- Starbucks plans to close more than 150 company-owned stores next year and decelerate the number of licensed store openings.
- CEO Kevin Johnson said that Starbucks drives more shareholder value with its company-owned locations than its licensed stores.
- The coffee giant cut its sales forecast for fiscal third-quarter same-store sales growth.
Starbucks CEO Kevin Johnson admitted Wednesday that the coffee chain has seen growth slow over the past two to three years and that it will take discipline to get things back on track.
"I think we've got to be much more disciplined in setting our priorities," Johnson said on CNBC's "Squawk on the Street" on Wednesday. "We've got to be more data driven in terms of how we're allocating resources and tuning the model. We have to be more agile as innovators. We set the stage for that transition to a company that is focused on growth and scale."
Late Tuesday, Starbucks cut its forecast for fiscal third-quarter same-store sales growth. Starbucks shares fell in after-hours trading Tuesday on that news and plans to scale back store growth, and continued to sink Wednesday. The stock was down more than 10 percent midafternoon, hitting a 52-week low.
Starbucks said it would slow the number of licensed stores it opens and close underperforming company-operated locations in densely populated areas. The company historically closes about 50 of these stores annually, however in 2019 it expects to shutter about 150 stores.
Johnson said Starbucks drives more shareholder value with its company-owned locations than its licensed stores.
In addition, Starbucks expects to return about $25 billion in cash to shareholders in the form of share buybacks and dividends through 2020. This is a $10 billion increase from the forecast the company set last November. Starbucks will hike its quarterly dividend by 20 percent.
"We see last night's pivot to more measured unit growth in the U.S., a greater focus on G&A cost containment, and increased capital return targets as evidence that [Starbucks'] management is addressing the new point in its growth curve with a more appropriate strategy," John Zolidis, president of Quo Vadis Capital, wrote in a research note Wednesday.
"Clearly the performance we've delivered has not met my expectations," Johnson said. "It hasn't met our shareholder expectations. I'm accountable to fix it. Now, I said that yesterday and I believe that. I believe the plan we put out yesterday and shared with our investors is the right plan for the company. Now, Starbucks has been through these ebbs and flows before and we always get through them. We're going to get through this one, as well."
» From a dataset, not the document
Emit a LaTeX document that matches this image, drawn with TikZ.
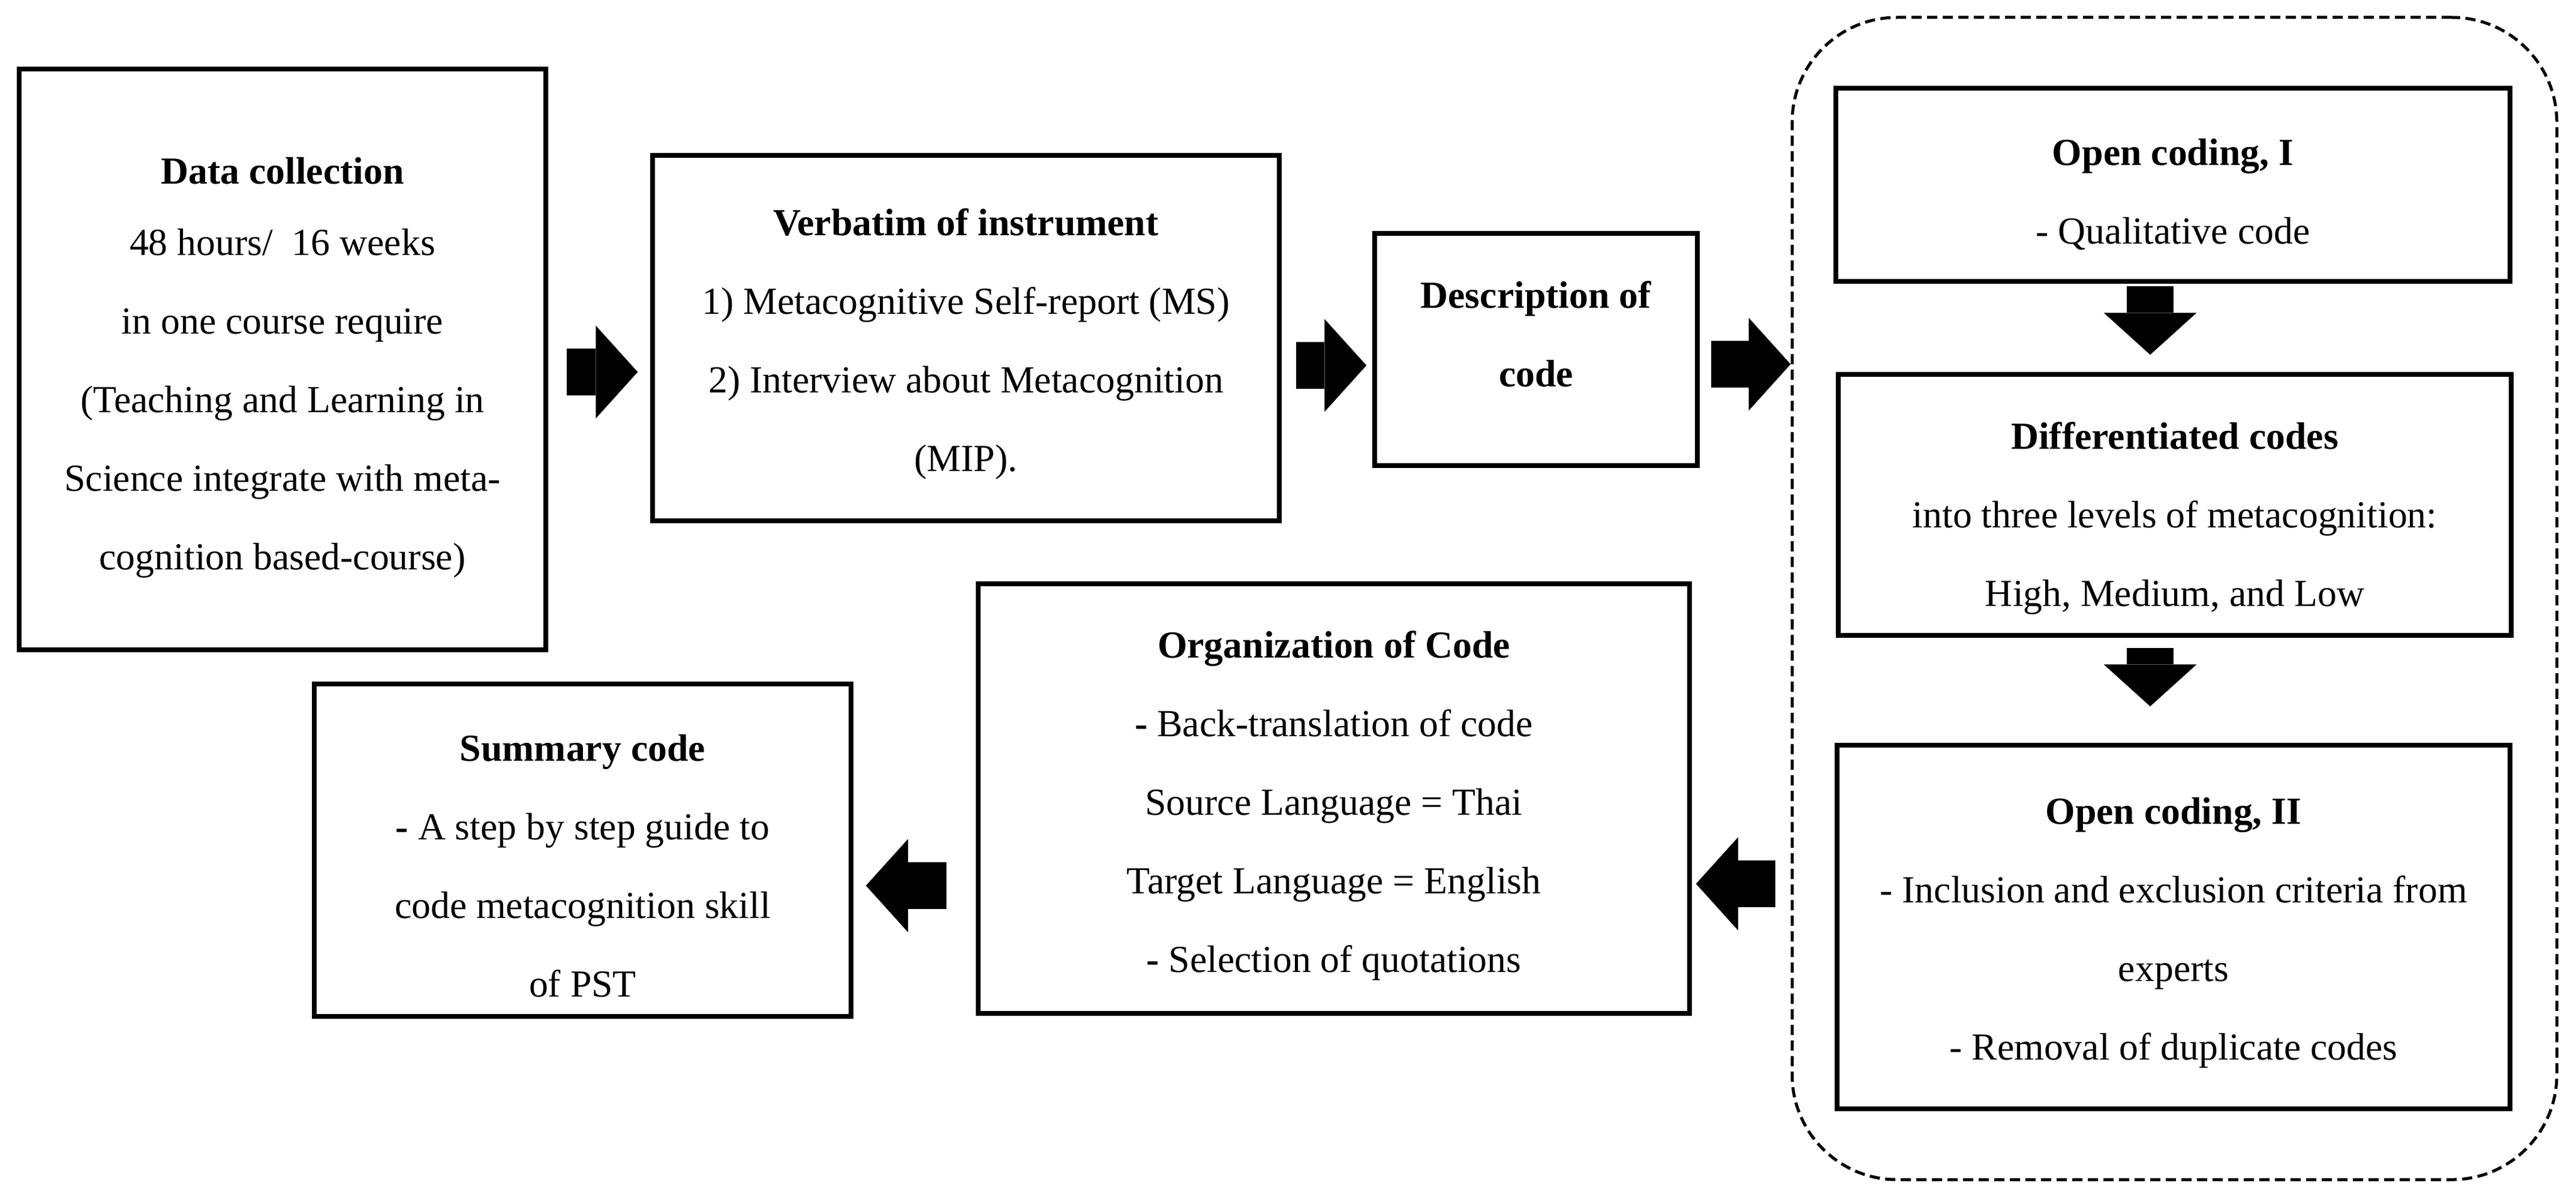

In the most recent quarter, Starbucks topped same-store sales expectations, but traffic remained flat. The beat had been viewed positively as it followed five straight quarters of misses.
The coffee giant has been working on a number of initiatives to turn around these weak sales, including offering more cold beverages, revamping its rewards program and increasing its marketing efforts to non-Starbucks card holders. The company expects these new digital efforts to contribute 1 to 2 percent to same-store sales in the Americas in 2019.
"What we're doing is using those relationships, and our personalization engine, to really drive the kinds of offers and promotions to those customers," Johnson said of the company's digital strategy. "That's a big one. We've had competitors that will focus more on a value proposition."
Since April, Starbucks has added 5 million new digital customers and 2 million active Starbucks Rewards members, up 13 percent from a year ago.
Johnson became CEO April 2017, succeeding Howard Schultz, who shifted his focus to the company's Roastery and Reserve Bars and took the title of executive chairman. Earlier this month, Schultz said he would be stepping away from the company completely, effective June 26.
"This is where I'm taking the company," Johnson said. "And, you know, whether Howard [Schultz] is here or not, I'm the CEO and I'm accountable for that."